Company DRIPs? They’re relics with a few bright spots. The discount is nice. The direct relationship is nice. But the cost of entry, the slow execution, the lack of diversification - it adds up.
If you’re new to dividend investing, start with your broker. Turn on DRIP. Set it and forget it. Let compounding do the work.
If you’re already in a company DRIP and you’re happy with it - great. But if you’re juggling multiple accounts, paying transfer fees, or missing out on better opportunities? It’s time to move.
The market changed. Your strategy should too.
Can I use a DRIP with ETFs and mutual funds?
Yes. Most major brokerages - including Vanguard, Fidelity, and Schwab - allow you to reinvest dividends from ETFs and mutual funds automatically. This is one of the biggest advantages of broker DRIPs. You can reinvest in dozens of funds with a single setting, helping you build a diversified portfolio without buying individual stocks.
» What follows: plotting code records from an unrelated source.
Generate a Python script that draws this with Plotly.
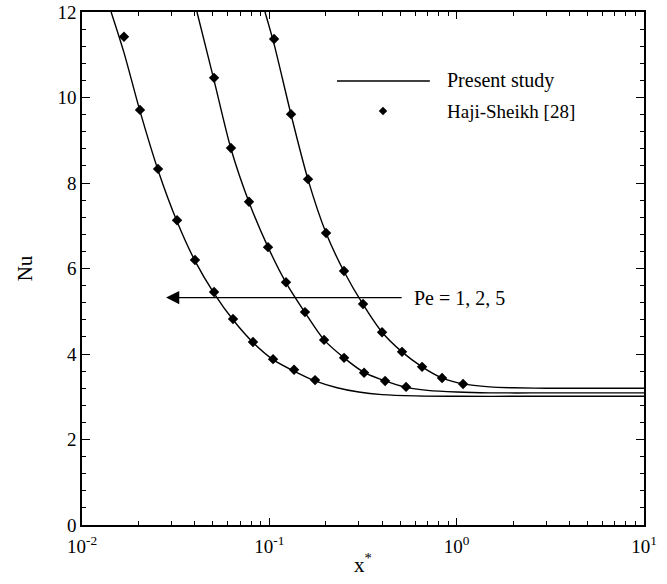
import plotly.graph_objects as go
import math

# ---- data ----
# Present study (lines)
line_x_pe1 = [0.0143, 0.01675, 0.0204, 0.02546, 0.03216, 0.0401, 0.0507, 0.064, 0.0818, 0.1047, 0.1355, 0.1754, 0.23, 0.3, 0.4, 0.6, 1.0, 2.0, 10.0]
line_nu_pe1 = [12.0, 11.05, 9.68, 8.30, 7.10, 6.18, 5.42, 4.80, 4.27, 3.87, 3.60, 3.37, 3.21, 3.11, 3.05, 3.02, 3.01, 3.01, 3.01]

line_x_pe2 = [0.0411, 0.0507, 0.0624, 0.0779, 0.0984, 0.1227, 0.155, 0.196, 0.2506, 0.3205, 0.415, 0.537, 0.7, 1.0, 1.5, 2.5, 10.0]
line_nu_pe2 = [12.0, 10.4, 8.80, 7.55, 6.50, 5.67, 4.97, 4.33, 3.91, 3.57, 3.37, 3.22, 3.15, 3.11, 3.09, 3.09, 3.09]

line_x_pe5 = [0.0948, 0.106, 0.1306, 0.1609, 0.2008, 0.2504, 0.3164, 0.3997, 0.511, 0.6537, 0.8356, 1.082, 1.5, 2.0, 3.0, 10.0]
line_nu_pe5 = [12.0, 11.25, 9.6, 8.08, 6.83, 5.93, 5.16, 4.51, 4.05, 3.70, 3.44, 3.30, 3.23, 3.21, 3.20, 3.20]

# Haji-Sheikh [28] (markers)
pt_x_pe1 = [0.01675, 0.0204, 0.02546, 0.03216, 0.0401, 0.0507, 0.064, 0.0818, 0.1047, 0.1355, 0.1754]
pt_nu_pe1 = [11.42, 9.71, 8.33, 7.13, 6.20, 5.45, 4.82, 4.28, 3.88, 3.63, 3.39]

pt_x_pe2 = [0.0507, 0.0624, 0.0779, 0.0984, 0.1227, 0.155, 0.196, 0.2506, 0.3205, 0.415, 0.537]
pt_nu_pe2 = [10.46, 8.82, 7.56, 6.50, 5.68, 4.98, 4.33, 3.91, 3.56, 3.37, 3.23]

pt_x_pe5 = [0.106, 0.1306, 0.1609, 0.2008, 0.2504, 0.3164, 0.3997, 0.511, 0.6537, 0.8356, 1.082]
pt_nu_pe5 = [11.37, 9.61, 8.09, 6.83, 5.94, 5.17, 4.51, 4.05, 3.70, 3.44, 3.30]

x_tick_vals = [0.01, 0.1, 1, 10]
x_tick_text = ["10<sup>-2</sup>", "10<sup>-1</sup>", "10<sup>0</sup>", "10<sup>1</sup>"]
y_tick_vals = [0, 2, 4, 6, 8, 10, 12]

arrow_tip_x = 0.0281
arrow_tail_x = 0.518
arrow_y = 5.32
label_x = 0.578
label_text = "Pe = 1, 2, 5"

FONT = "Liberation Serif, Times New Roman, serif"

fig = go.Figure()
for xs, ys in [(line_x_pe1, line_nu_pe1), (line_x_pe2, line_nu_pe2), (line_x_pe5, line_nu_pe5)]:
    fig.add_trace(go.Scatter(x=xs, y=ys, mode="lines", line=dict(color="black", width=1.4, shape="spline", smoothing=0.8),
                             showlegend=False, cliponaxis=True))
for xs, ys in [(pt_x_pe1, pt_nu_pe1), (pt_x_pe2, pt_nu_pe2), (pt_x_pe5, pt_nu_pe5)]:
    fig.add_trace(go.Scatter(x=xs, y=ys, mode="markers", marker=dict(symbol="diamond", size=8, color="black"),
                             showlegend=False))

# custom legend (paper coords)
fig.add_shape(type="line", xref="paper", yref="paper", x0=0.4537, x1=0.619, y0=0.8655, y1=0.8655,
              line=dict(color="black", width=1.4))
dx, dy = 0.0075, 0.0085
cx, cy = 0.5356, 0.807
fig.add_shape(type="path", xref="paper", yref="paper",
              path=f"M {cx-dx},{cy} L {cx},{cy+dy} L {cx+dx},{cy} L {cx},{cy-dy} Z",
              fillcolor="black", line=dict(color="black", width=0))
fig.add_annotation(xref="paper", yref="paper", x=0.646, y=0.8655, text="Present study", showarrow=False,
                   xanchor="left", yanchor="middle", font=dict(family=FONT, size=20, color="black"))
fig.add_annotation(xref="paper", yref="paper", x=0.646, y=0.807, text="Haji-Sheikh [28]", showarrow=False,
                   xanchor="left", yanchor="middle", font=dict(family=FONT, size=19, color="black"))

# arrow
fig.add_annotation(x=math.log10(arrow_tip_x), y=arrow_y, ax=math.log10(arrow_tail_x), ay=arrow_y,
                   xref="x", yref="y", axref="x", ayref="y", text="", showarrow=True,
                   arrowhead=2, arrowsize=2.2, arrowwidth=1.2, arrowcolor="black")
fig.add_annotation(x=math.log10(label_x), y=arrow_y, xref="x", yref="y", text=label_text, showarrow=False,
                   xanchor="left", yanchor="middle", font=dict(family=FONT, size=20, color="black"))

fig.update_layout(
    width=667, height=584,
    margin=dict(l=82, r=23, t=12, b=59, autoexpand=False),
    plot_bgcolor="white", paper_bgcolor="white",
    font=dict(family=FONT, size=19, color="black"),
    showlegend=False,
)
fig.update_xaxes(type="log", range=[-2, 1], tickvals=x_tick_vals, ticktext=x_tick_text,
                 ticks="inside", ticklen=7, tickwidth=1.2, tickcolor="black",
                 showline=True, linecolor="black", linewidth=1.5, mirror="ticks",
                 showgrid=False, zeroline=False, automargin=False, ticklabelstandoff=3,
                 minor=dict(ticks="inside", ticklen=4, tickwidth=1, tickcolor="black", dtick="D1", showgrid=False),
                 title=dict(text="x<sup>*</sup>", font=dict(family=FONT, size=21), standoff=2))
fig.update_yaxes(range=[0, 12], tickvals=y_tick_vals,
                 ticks="inside", ticklen=8, tickwidth=1.2, tickcolor="black",
                 showline=True, linecolor="black", linewidth=1.5, mirror="ticks",
                 showgrid=False, zeroline=False, automargin=False,
                 minor=dict(ticks="inside", ticklen=4, tickwidth=1, tickcolor="black", dtick=0.4, showgrid=False),
                 title=dict(text="Nu", font=dict(family=FONT, size=21), standoff=19))

fig.write_html("out.html", config={"displayModeBar": False},
               post_script="document.body.style.margin='0';document.body.style.padding='0';")
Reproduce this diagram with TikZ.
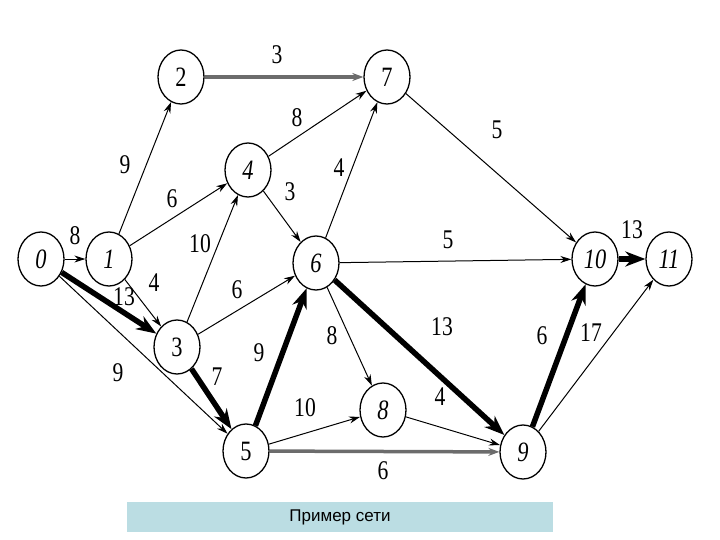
\documentclass[tikz,border=0pt]{standalone}
\usepackage{fontspec}
\setmainfont{Liberation Serif}
\newfontfamily\numfont{Liberation Serif}[FakeStretch=0.8]
\newfontfamily\capfont{Liberation Sans}
\usetikzlibrary{shapes.geometric,arrows.meta}
\definecolor{capblue}{RGB}{187,221,227}
\begin{document}
\begin{tikzpicture}[x=1pt,y=-1pt,
 ev/.style={ellipse,draw,line width=1.3pt,minimum width=46pt,minimum height=54pt,inner sep=0pt,font=\numfont\fontsize{28}{28}\selectfont},
 lab/.style={font=\numfont\fontsize{27}{27}\selectfont,inner sep=0pt},
 arc/.style={-{Stealth[length=11pt,width=7pt]},line width=1pt},
 crit/.style={-{Stealth[length=20pt,width=15pt]},line width=5.5pt},
 greyarc/.style={-{Stealth[length=11pt,width=8pt]},line width=3.5pt,draw=gray!85!black}]
\useasboundingbox (0,0) rectangle (720,540);
% events
\node[ev] (n0) at (41,259) {\textit{0}};
\node[ev] (n1) at (109,259) {\textit{1}};
\node[ev] (n2) at (181,77) {2};
\node[ev] (n3) at (177,347) {3};
\node[ev] (n4) at (248,170) {\textit{4}};
\node[ev] (n5) at (246,451) {5};
\node[ev] (n6) at (316,263) {\textit{6}};
\node[ev] (n7) at (387,77) {7};
\node[ev] (n8) at (383,410) {\textit{8}};
\node[ev] (n9) at (523,452) {\textit{9}};
\node[ev] (n10) at (595,259) {\textit{10}};
\node[ev] (n11) at (669,259) {\textit{11}};
% ordinary arcs
\draw[arc] (n0) -- (n1);
\draw[arc] (n1) -- (n2);
\draw[arc] (n1) -- (n4);
\draw[arc] (n1) -- (n3);
\draw[arc] (n0) -- (n5);
\draw[arc] (n3) -- (n4);
\draw[arc] (n3) -- (n6);
\draw[arc] (n4) -- (n7);
\draw[arc] (n4) -- (n6);
\draw[arc] (n6) -- (n7);
\draw[arc] (n7) -- (n10);
\draw[arc] (n6) -- (n10);
\draw[arc] (n6) -- (n8);
\draw[arc] (n5) -- (n8);
\draw[arc] (n8) -- (n9);
\draw[arc] (n9) -- (n11);
\draw[greyarc] (n2) -- (n7);
\draw[greyarc] (n5) -- (n9);
% critical path
\draw[crit] (n0) -- (n3);
\draw[crit] (n3) -- (n5);
\draw[crit] (n5) -- (n6);
\draw[crit] (n6) -- (n9);
\draw[crit] (n9) -- (n10);
\draw[crit] (n10) -- (n11);
% labels
\node[lab] (l27) at (277,55) {3};
\node[lab] (l47) at (297,118) {8};
\node[lab] (l12) at (125,165) {9};
\node[lab] (l14) at (172,199) {6};
\node[lab] (l46) at (290,192) {3};
\node[lab] (l67) at (339,168) {4};
\node[lab] (l710) at (497,130) {5};
\node[lab] (l01) at (75,236) {8};
\node[lab] (l34) at (200,244) {10};
\node[lab] (l13) at (154,283) {4};
\node[lab] (l03) at (124,297) {13};
\node[lab] (l36) at (237,290) {6};
\node[lab] (l610) at (448,240) {5};
\node[lab] (l1011) at (632,230) {13};
\node[lab] (l69) at (442,327) {13};
\node[lab] (l68) at (332,336) {8};
\node[lab] (l05) at (118,373) {9};
\node[lab] (l56) at (259,353) {9};
\node[lab] (l35) at (217,377) {7};
\node[lab] (l910) at (542,336) {6};
\node[lab] (l911) at (591,333) {17};
\node[lab] (l58) at (305,408) {10};
\node[lab] (l89) at (440,397) {4};
\node[lab] (l59) at (383,471) {6};
% caption
\node[fill=capblue,minimum width=426pt,minimum height=30pt,inner sep=0pt,font=\capfont\fontsize{17}{17}\selectfont] (cap) at (340,517) {Пример сети};
\end{tikzpicture}
\end{document}
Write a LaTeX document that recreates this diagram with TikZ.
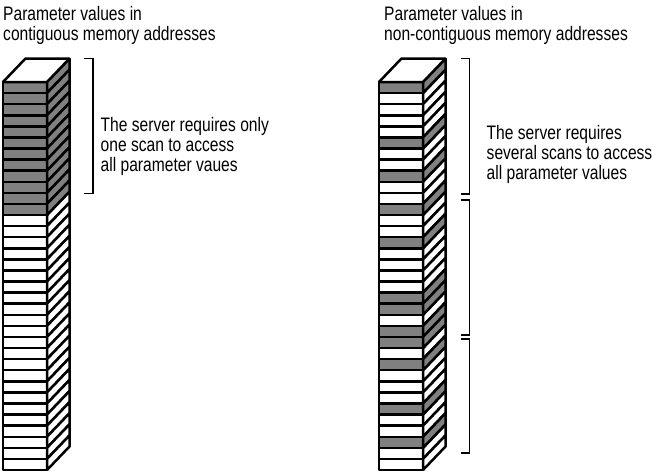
\documentclass[tikz,border=0pt]{standalone}
\usepackage{fontspec}
\setmainfont{Liberation Sans}[FakeStretch=0.8]
\usetikzlibrary{positioning}
\definecolor{memgray}{HTML}{808080}

% one memory cell: front face plus slanted side face
\newcommand{\memcell}[3]{%
  \pgfmathsetmacro{\cy}{82+#2*11.086}
  \filldraw[cell, fill=#3] (#1,\cy) rectangle ++(44,11.086);
  \filldraw[cell, fill=#3] (#1+44,\cy) -- ++(22.5,-23.5) -- ++(0,11.086) -- ++(-22.5,23.5) -- cycle;
}

\begin{document}
\begin{tikzpicture}[
  x=1pt, y=-1pt,
  every node/.style={font=\fontsize{19.5}{20}\selectfont, inner sep=0pt, align=left, anchor=north west},
  cell/.style={draw=black, line width=2.5pt, line join=bevel},
  brace/.style={draw=black, line width=1.6pt},
]
\useasboundingbox (0,0) rectangle (652,472);

% contiguous block
\foreach \i in {0,...,34} {\memcell{3}{\i}{white}}
\foreach \i in {0,...,11} {\memcell{3}{\i}{memgray}}
\filldraw[cell, fill=white] (3,82) -- ++(44,0) -- ++(22.5,-23.5) -- ++(-44,0) -- cycle;

% scattered block
\foreach \i in {0,...,34} {\memcell{379}{\i}{white}}
\foreach \i in {0,5,8,11,14,19,20,22,23,25,29,32} {\memcell{379}{\i}{memgray}}
\filldraw[cell, fill=white] (379,82) -- ++(44,0) -- ++(22.5,-23.5) -- ++(-44,0) -- cycle;

% titles
\node (contig) at (3,6.5) {Parameter values in\\contiguous memory addresses};
\node (noncontig) at (384,6.5) {Parameter values in\\non-contiguous memory addresses};

% scan brackets
\draw[brace] (84,58.3) -- (92.7,58.3) -- (92.7,193.3) -- (84,193.3);
\draw[brace] (461,58.3) -- (469.5,58.3) -- (469.5,194) -- (461,194);
\draw[brace] (461,200) -- (469.5,200) -- (469.5,335) -- (461,335);
\draw[brace] (461,339) -- (469.5,339) -- (469.5,453) -- (461,453);

\node (onescan) at (100.5,117.3) {The server requires only\\one scan to access\\all parameter vaues};
\node (manyscans) at (486.5,125.5) {The server requires\\several scans to access\\all parameter values};
\end{tikzpicture}
\end{document}
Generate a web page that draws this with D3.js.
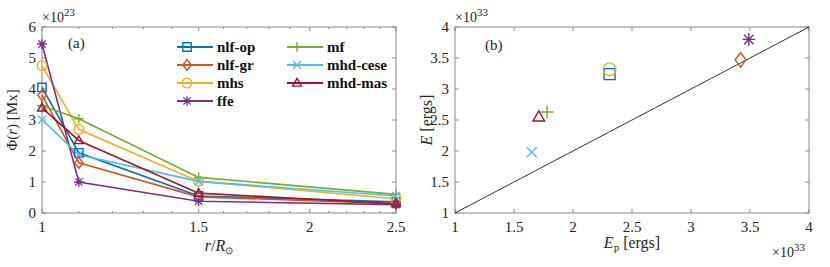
<!DOCTYPE html>
<html>
<head>
<meta charset="utf-8">
<script src="https://cdn.jsdelivr.net/npm/d3@7"></script>
<style>
  body { margin: 0; background: #fff; }
</style>
</head>
<body>
<div id="chart"></div>
<script>
// Data: panel (a) flux vs radius, panel (b) energy vs potential energy
var radii = [1, 1.1, 1.5, 2.5];
var models = ["nlf-op", "nlf-gr", "mhs", "ffe", "mf", "mhd-cese", "mhd-mas"];
var colors = ["#0072BD", "#D95319", "#EDB120", "#7E2F8E", "#77AC30", "#4DBEEE", "#A2142F"];
var markers = ["square", "diamond", "circle", "star", "plus", "cross", "triangle"];

// flux in units of 1e23 Mx
var fluxNlfOp   = [4.05, 1.94, 0.55, 0.36];
var fluxNlfGr   = [3.80, 1.62, 0.52, 0.30];
var fluxMhs     = [4.75, 2.70, 1.02, 0.46];
var fluxFfe     = [5.45, 1.00, 0.38, 0.27];
var fluxMf      = [3.46, 3.04, 1.15, 0.60];
var fluxMhdCese = [3.01, 1.88, 1.02, 0.55];
var fluxMhdMas  = [3.39, 2.34, 0.64, 0.30];
var fluxSeries = [fluxNlfOp, fluxNlfGr, fluxMhs, fluxFfe, fluxMf, fluxMhdCese, fluxMhdMas];

// energies in units of 1e33 ergs
var potentialEnergy = [2.31, 3.42, 2.31, 3.49, 1.78, 1.65, 1.71];
var totalEnergy     = [3.24, 3.47, 3.32, 3.80, 2.63, 1.98, 2.55];

var xTicksA = [1, 1.5, 2, 2.5];
var yTicksA = [0, 1, 2, 3, 4, 5, 6];
var ticksB = [1, 1.5, 2, 2.5, 3, 3.5, 4];

var width = 830, height = 267;
var axisColor = "#8a8a8a";
var textColor = "#262626";

var svg = d3.select("#chart").append("svg")
    .attr("width", width)
    .attr("height", height);

// marker path generator
function markerPath(type, s) {
    switch (type) {
        case "square": return `M${-s},${-s}H${s}V${s}H${-s}Z`;
        case "diamond": return `M0,${-s * 1.3}L${s},0L0,${s * 1.3}L${-s},0Z`;
        case "circle": return `M${s},0A${s},${s} 0 1,1 ${-s},0A${s},${s} 0 1,1 ${s},0`;
        case "plus": return `M${-s},0H${s}M0,${-s}V${s}`;
        case "cross": var c = s * 0.8; return `M${-c},${-c}L${c},${c}M${-c},${c}L${c},${-c}`;
        case "star": var d = s * 0.75; return `M${-s},0H${s}M0,${-s}V${s}M${-d},${-d}L${d},${d}M${-d},${d}L${d},${-d}`;
        case "triangle": return `M0,${-s * 1.1}L${s * 1.05},${s * 0.75}L${-s * 1.05},${s * 0.75}Z`;
    }
}
function markerSize(type, base) {
    if (type === "circle") return base * 1.15;
    if (type === "plus" || type === "star" || type === "cross") return base * 1.15;
    return base;
}

// draw a MATLAB-like box with inward ticks
function drawBox(g, x, y, xTicks, yTicks, minorX) {
    var x0 = x.range()[0], x1 = x.range()[1];
    var y0 = y.range()[0], y1 = y.range()[1];
    var tl = 4;
    g.append("rect")
        .attr("x", x0).attr("y", y1)
        .attr("width", x1 - x0).attr("height", y0 - y1)
        .attr("fill", "none").attr("stroke", axisColor).attr("stroke-width", 1);
    xTicks.forEach(function(t) {
        g.append("line").attr("x1", x(t)).attr("x2", x(t)).attr("y1", y0).attr("y2", y0 - tl).attr("stroke", axisColor);
        g.append("line").attr("x1", x(t)).attr("x2", x(t)).attr("y1", y1).attr("y2", y1 + tl).attr("stroke", axisColor);
    });
    (minorX || []).forEach(function(t) {
        g.append("line").attr("x1", x(t)).attr("x2", x(t)).attr("y1", y0).attr("y2", y0 - 2).attr("stroke", axisColor);
        g.append("line").attr("x1", x(t)).attr("x2", x(t)).attr("y1", y1).attr("y2", y1 + 2).attr("stroke", axisColor);
    });
    yTicks.forEach(function(t) {
        g.append("line").attr("x1", x0).attr("x2", x0 + tl).attr("y1", y(t)).attr("y2", y(t)).attr("stroke", axisColor);
        g.append("line").attr("x1", x1).attr("x2", x1 - tl).attr("y1", y(t)).attr("y2", y(t)).attr("stroke", axisColor);
    });
    g.selectAll(".xt").data(xTicks).enter().append("text")
        .attr("x", d => x(d)).attr("y", y0 + 19)
        .attr("text-anchor", "middle").attr("font-size", 15)
        .text(d => d);
    g.selectAll(".yt").data(yTicks).enter().append("text")
        .attr("x", x0 - 6).attr("y", d => y(d) + 5)
        .attr("text-anchor", "end").attr("font-size", 15)
        .text(d => d);
}

// ---------- panel (a) ----------
var xA = d3.scaleLog().domain([1, 2.5]).range([42, 396]);
var yA = d3.scaleLinear().domain([0, 6]).range([213, 27]);
var gA = svg.append("g");

var minorA = d3.range(11, 25).map(d => d / 10).filter(d => xTicksA.indexOf(d) < 0);
drawBox(gA, xA, yA, xTicksA, yTicksA, minorA);

var line = d3.line().x((d, i) => xA(radii[i])).y(d => yA(d));
fluxSeries.forEach(function(series, k) {
    gA.append("path")
        .attr("d", line(series))
        .attr("fill", "none")
        .attr("stroke", colors[k])
        .attr("stroke-width", 1.6);
});
fluxSeries.forEach(function(series, k) {
    gA.selectAll(null).data(series).enter().append("path")
        .attr("transform", (d, i) => `translate(${xA(radii[i])},${yA(d)})`)
        .attr("d", markerPath(markers[k], markerSize(markers[k], 4.2)))
        .attr("fill", "none")
        .attr("stroke", colors[k])
        .attr("stroke-width", 1.4);
});

gA.append("text").attr("x", 68).attr("y", 48).attr("font-size", 15).text("(a)");

// legend
models.forEach(function(m, k) {
    var col = k < 4 ? 0 : 1;
    var row = k < 4 ? k : k - 4;
    var lx = col === 0 ? 177 : 287;
    var ly = 47 + row * 18;
    gA.append("line").attr("x1", lx).attr("x2", lx + 36).attr("y1", ly).attr("y2", ly)
        .attr("stroke", colors[k]).attr("stroke-width", 2);
    gA.append("path")
        .attr("transform", `translate(${lx + 10},${ly})`)
        .attr("d", markerPath(markers[k], markerSize(markers[k], 4.2)))
        .attr("fill", "none").attr("stroke", colors[k]).attr("stroke-width", 1.4);
    gA.append("text").attr("x", lx + 40).attr("y", ly + 5)
        .attr("font-size", 15).attr("font-weight", "bold")
        .attr("class", "legend-text")
        .text(m);
});

// exponent and axis labels
var expA = gA.append("text").attr("x", 42).attr("y", 22).attr("font-size", 14);
expA.append("tspan").text("×10");
expA.append("tspan").attr("dy", -6).attr("font-size", 11).text("23");

var ylabA = gA.append("text")
    .attr("transform", "translate(17,120) rotate(-90)")
    .attr("text-anchor", "middle").attr("font-size", 15);
ylabA.append("tspan").text("Φ(");
ylabA.append("tspan").attr("font-style", "italic").text("r");
ylabA.append("tspan").text(")  [Mx]");

var xlabA = gA.append("text").attr("x", 219).attr("y", 251)
    .attr("text-anchor", "middle").attr("font-size", 16);
xlabA.append("tspan").attr("font-style", "italic").text("r");
xlabA.append("tspan").text("/");
xlabA.append("tspan").attr("font-style", "italic").text("R");
xlabA.append("tspan").attr("dy", 3).attr("font-size", 10).text("⊙");

// ---------- panel (b) ----------
var xB = d3.scaleLinear().domain([1, 4]).range([455, 809]);
var yB = d3.scaleLinear().domain([1, 4]).range([213, 27]);
var gB = svg.append("g");
drawBox(gB, xB, yB, ticksB, ticksB);

gB.append("line")
    .attr("x1", xB(1)).attr("y1", yB(1)).attr("x2", xB(4)).attr("y2", yB(4))
    .attr("stroke", "#000").attr("stroke-width", 0.8);

gB.selectAll(".pt").data(models).enter().append("path")
    .attr("transform", (d, i) => `translate(${xB(potentialEnergy[i])},${yB(totalEnergy[i])})`)
    .attr("d", (d, i) => markerPath(markers[i], markerSize(markers[i], 5.5)))
    .attr("fill", "none")
    .attr("stroke", (d, i) => colors[i])
    .attr("stroke-width", 1.4);

gB.append("text").attr("x", 485).attr("y", 50).attr("font-size", 15).text("(b)");

var expB = gB.append("text").attr("x", 455).attr("y", 22).attr("font-size", 14);
expB.append("tspan").text("×10");
expB.append("tspan").attr("dy", -6).attr("font-size", 11).text("33");

var expBx = gB.append("text").attr("x", 772).attr("y", 257).attr("font-size", 14);
expBx.append("tspan").text("×10");
expBx.append("tspan").attr("dy", -6).attr("font-size", 11).text("33");

var ylabB = gB.append("text")
    .attr("transform", "translate(432,120) rotate(-90)")
    .attr("text-anchor", "middle").attr("font-size", 16);
ylabB.append("tspan").attr("font-style", "italic").text("E");
ylabB.append("tspan").text("  [ergs]");

var xlabB = gB.append("text").attr("x", 632).attr("y", 248)
    .attr("text-anchor", "middle").attr("font-size", 16);
xlabB.append("tspan").attr("font-style", "italic").text("E");
xlabB.append("tspan").attr("dy", 3).attr("font-size", 11).text("p");
xlabB.append("tspan").attr("dy", -3).text("  [ergs]");

// serif font for every label
svg.selectAll("text")
    .attr("font-family", "Liberation Serif")
    .attr("fill", textColor);
svg.selectAll(".legend-text").attr("fill", "#111");
</script>
</body>
</html>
Do I pay taxes on reinvested dividends?
Yes. Whether you take the dividend as cash or reinvest it, the IRS treats it the same. You owe income tax on the dividend amount in the year it’s paid. Your broker or company will send you a Form 1099-DIV at the end of the year showing the total dividends you received - reinvested or not. The tax liability doesn’t disappear just because you didn’t get cash.
How do I switch from a company DRIP to a broker DRIP?
First, open a brokerage account if you don’t have one. Then, contact your company’s transfer agent (like Computershare) and request a transfer of your shares to your broker. You’ll likely pay a $25-$75 fee. Once the shares are in your brokerage account, turn on DRIP through your platform’s settings. After that, you can stop managing the company DRIP entirely.
Is there a minimum investment to start a DRIP?
With a broker? No minimum. You can start reinvesting with just one share. With a company DRIP, some plans require you to own at least one share before enrolling - and if you don’t own any, you might need to buy your first share through the company’s DSP, which often has a small minimum, like $25-$50. But since brokers now offer fractional shares and zero fees, the company minimum is rarely worth it.
Are company DRIPs still worth it if they offer a discount?
Only if you’re deeply committed to that one company and reinvesting large amounts over many years. A 5% discount on Johnson & Johnson, for example, gives you a guaranteed 5.26% return before any stock price movement. That’s hard to beat. But you lose flexibility, face slower execution, and pay transfer fees. For most people, the convenience and diversification of a broker DRIP outweigh the discount - unless you’re investing $1,000+ per quarter into that single stock.
If you’re new to DRIPs, start with your brokerage. It’s the easiest, fastest, and most flexible way to grow your dividend portfolio. If you’re already in a company DRIP, ask yourself: Is the discount worth the hassle? If the answer is no - move your shares. Let automation work for you.